Data records
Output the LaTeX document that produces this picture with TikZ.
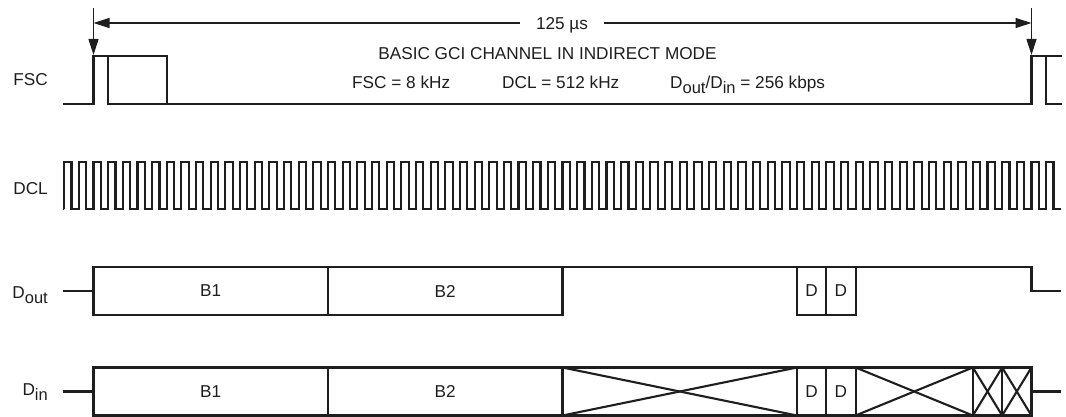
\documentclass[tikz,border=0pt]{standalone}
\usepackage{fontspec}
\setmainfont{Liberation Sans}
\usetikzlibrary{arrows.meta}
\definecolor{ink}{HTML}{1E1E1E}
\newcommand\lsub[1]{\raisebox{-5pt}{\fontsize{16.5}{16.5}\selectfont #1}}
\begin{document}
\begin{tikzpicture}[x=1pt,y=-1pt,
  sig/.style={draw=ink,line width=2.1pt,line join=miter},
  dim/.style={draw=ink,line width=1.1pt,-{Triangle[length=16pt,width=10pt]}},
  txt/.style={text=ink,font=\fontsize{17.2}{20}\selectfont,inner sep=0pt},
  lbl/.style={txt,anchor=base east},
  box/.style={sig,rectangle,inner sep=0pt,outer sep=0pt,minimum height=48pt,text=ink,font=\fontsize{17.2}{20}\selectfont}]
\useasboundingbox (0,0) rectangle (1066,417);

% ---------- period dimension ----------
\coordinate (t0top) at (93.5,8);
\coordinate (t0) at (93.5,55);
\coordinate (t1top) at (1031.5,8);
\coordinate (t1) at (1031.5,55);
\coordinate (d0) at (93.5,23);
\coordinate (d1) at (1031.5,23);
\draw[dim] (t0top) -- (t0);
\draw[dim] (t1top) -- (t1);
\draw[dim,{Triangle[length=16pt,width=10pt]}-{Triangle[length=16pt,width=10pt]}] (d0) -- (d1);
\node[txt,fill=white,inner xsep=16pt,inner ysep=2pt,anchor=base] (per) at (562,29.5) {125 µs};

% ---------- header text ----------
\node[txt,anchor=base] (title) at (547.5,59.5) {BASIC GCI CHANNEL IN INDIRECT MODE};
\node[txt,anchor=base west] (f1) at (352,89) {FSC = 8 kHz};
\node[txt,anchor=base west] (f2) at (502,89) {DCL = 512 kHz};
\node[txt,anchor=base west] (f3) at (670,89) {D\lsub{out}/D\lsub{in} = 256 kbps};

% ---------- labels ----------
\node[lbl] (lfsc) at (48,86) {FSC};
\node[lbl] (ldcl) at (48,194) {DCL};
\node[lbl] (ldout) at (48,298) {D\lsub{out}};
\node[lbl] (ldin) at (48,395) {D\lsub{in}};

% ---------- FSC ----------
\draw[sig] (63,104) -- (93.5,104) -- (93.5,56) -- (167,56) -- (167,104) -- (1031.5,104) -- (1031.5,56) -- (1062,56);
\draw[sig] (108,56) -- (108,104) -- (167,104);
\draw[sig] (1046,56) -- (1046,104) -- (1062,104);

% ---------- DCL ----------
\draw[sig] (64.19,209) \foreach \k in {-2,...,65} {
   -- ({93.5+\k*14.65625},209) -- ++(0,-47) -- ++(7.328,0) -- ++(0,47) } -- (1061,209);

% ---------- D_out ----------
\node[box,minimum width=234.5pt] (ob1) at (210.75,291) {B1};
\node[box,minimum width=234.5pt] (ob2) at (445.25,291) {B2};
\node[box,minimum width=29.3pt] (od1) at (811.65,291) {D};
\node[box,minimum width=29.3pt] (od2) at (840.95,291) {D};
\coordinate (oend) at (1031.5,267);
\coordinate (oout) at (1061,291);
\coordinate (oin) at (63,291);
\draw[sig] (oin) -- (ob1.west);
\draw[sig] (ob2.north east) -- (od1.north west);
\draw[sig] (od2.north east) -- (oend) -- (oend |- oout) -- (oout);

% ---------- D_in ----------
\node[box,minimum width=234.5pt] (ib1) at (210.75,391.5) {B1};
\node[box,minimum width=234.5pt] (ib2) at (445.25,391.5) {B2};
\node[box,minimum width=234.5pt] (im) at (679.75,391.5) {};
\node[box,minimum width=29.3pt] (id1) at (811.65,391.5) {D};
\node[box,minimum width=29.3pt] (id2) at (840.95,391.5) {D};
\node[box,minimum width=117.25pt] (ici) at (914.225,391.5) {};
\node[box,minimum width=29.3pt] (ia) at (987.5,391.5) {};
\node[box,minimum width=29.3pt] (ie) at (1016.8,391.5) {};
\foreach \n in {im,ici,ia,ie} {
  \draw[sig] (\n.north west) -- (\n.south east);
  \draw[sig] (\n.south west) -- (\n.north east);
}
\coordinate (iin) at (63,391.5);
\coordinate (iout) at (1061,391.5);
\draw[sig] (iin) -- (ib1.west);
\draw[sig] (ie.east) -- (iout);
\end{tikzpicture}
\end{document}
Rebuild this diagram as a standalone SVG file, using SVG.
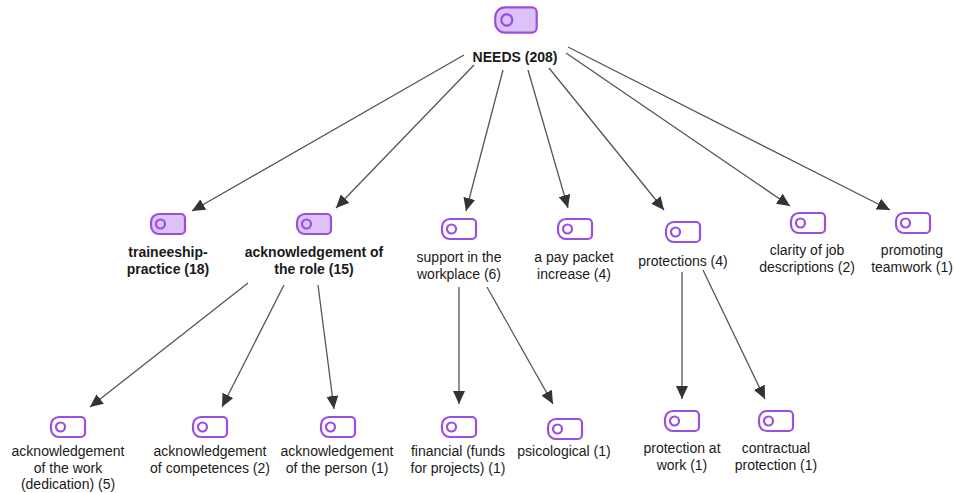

Task prompt
Retype everything in the material word for word, minus pictures.

Response for this exercise
Output the LaTeX document that produces this picture with TikZ.
\documentclass[tikz,border=0pt]{standalone}
\usepackage{fontspec}
\setmainfont{Liberation Sans}
\usetikzlibrary{arrows.meta}
\definecolor{ink}{HTML}{1E1E1E}
\newcommand\lsub[1]{\raisebox{-5pt}{\fontsize{16.5}{16.5}\selectfont #1}}
\begin{document}
\begin{tikzpicture}[x=1pt,y=-1pt,
  sig/.style={draw=ink,line width=2.1pt,line join=miter},
  dim/.style={draw=ink,line width=1.1pt,-{Triangle[length=16pt,width=10pt]}},
  txt/.style={text=ink,font=\fontsize{17.2}{20}\selectfont,inner sep=0pt},
  lbl/.style={txt,anchor=base east},
  box/.style={sig,rectangle,inner sep=0pt,outer sep=0pt,minimum height=48pt,text=ink,font=\fontsize{17.2}{20}\selectfont}]
\useasboundingbox (0,0) rectangle (1066,417);

% ---------- period dimension ----------
\coordinate (t0top) at (93.5,8);
\coordinate (t0) at (93.5,55);
\coordinate (t1top) at (1031.5,8);
\coordinate (t1) at (1031.5,55);
\coordinate (d0) at (93.5,23);
\coordinate (d1) at (1031.5,23);
\draw[dim] (t0top) -- (t0);
\draw[dim] (t1top) -- (t1);
\draw[dim,{Triangle[length=16pt,width=10pt]}-{Triangle[length=16pt,width=10pt]}] (d0) -- (d1);
\node[txt,fill=white,inner xsep=16pt,inner ysep=2pt,anchor=base] (per) at (562,29.5) {125 µs};

% ---------- header text ----------
\node[txt,anchor=base] (title) at (547.5,59.5) {BASIC GCI CHANNEL IN INDIRECT MODE};
\node[txt,anchor=base west] (f1) at (352,89) {FSC = 8 kHz};
\node[txt,anchor=base west] (f2) at (502,89) {DCL = 512 kHz};
\node[txt,anchor=base west] (f3) at (670,89) {D\lsub{out}/D\lsub{in} = 256 kbps};

% ---------- labels ----------
\node[lbl] (lfsc) at (48,86) {FSC};
\node[lbl] (ldcl) at (48,194) {DCL};
\node[lbl] (ldout) at (48,298) {D\lsub{out}};
\node[lbl] (ldin) at (48,395) {D\lsub{in}};

% ---------- FSC ----------
\draw[sig] (63,104) -- (93.5,104) -- (93.5,56) -- (167,56) -- (167,104) -- (1031.5,104) -- (1031.5,56) -- (1062,56);
\draw[sig] (108,56) -- (108,104) -- (167,104);
\draw[sig] (1046,56) -- (1046,104) -- (1062,104);

% ---------- DCL ----------
\draw[sig] (64.19,209) \foreach \k in {-2,...,65} {
   -- ({93.5+\k*14.65625},209) -- ++(0,-47) -- ++(7.328,0) -- ++(0,47) } -- (1061,209);

% ---------- D_out ----------
\node[box,minimum width=234.5pt] (ob1) at (210.75,291) {B1};
\node[box,minimum width=234.5pt] (ob2) at (445.25,291) {B2};
\node[box,minimum width=29.3pt] (od1) at (811.65,291) {D};
\node[box,minimum width=29.3pt] (od2) at (840.95,291) {D};
\coordinate (oend) at (1031.5,267);
\coordinate (oout) at (1061,291);
\coordinate (oin) at (63,291);
\draw[sig] (oin) -- (ob1.west);
\draw[sig] (ob2.north east) -- (od1.north west);
\draw[sig] (od2.north east) -- (oend) -- (oend |- oout) -- (oout);

% ---------- D_in ----------
\node[box,minimum width=234.5pt] (ib1) at (210.75,391.5) {B1};
\node[box,minimum width=234.5pt] (ib2) at (445.25,391.5) {B2};
\node[box,minimum width=234.5pt] (im) at (679.75,391.5) {};
\node[box,minimum width=29.3pt] (id1) at (811.65,391.5) {D};
\node[box,minimum width=29.3pt] (id2) at (840.95,391.5) {D};
\node[box,minimum width=117.25pt] (ici) at (914.225,391.5) {};
\node[box,minimum width=29.3pt] (ia) at (987.5,391.5) {};
\node[box,minimum width=29.3pt] (ie) at (1016.8,391.5) {};
\foreach \n in {im,ici,ia,ie} {
  \draw[sig] (\n.north west) -- (\n.south east);
  \draw[sig] (\n.south west) -- (\n.north east);
}
\coordinate (iin) at (63,391.5);
\coordinate (iout) at (1061,391.5);
\draw[sig] (iin) -- (ib1.west);
\draw[sig] (ie.east) -- (iout);
\end{tikzpicture}
\end{document}
Rebuild this diagram as a standalone SVG file, using SVG.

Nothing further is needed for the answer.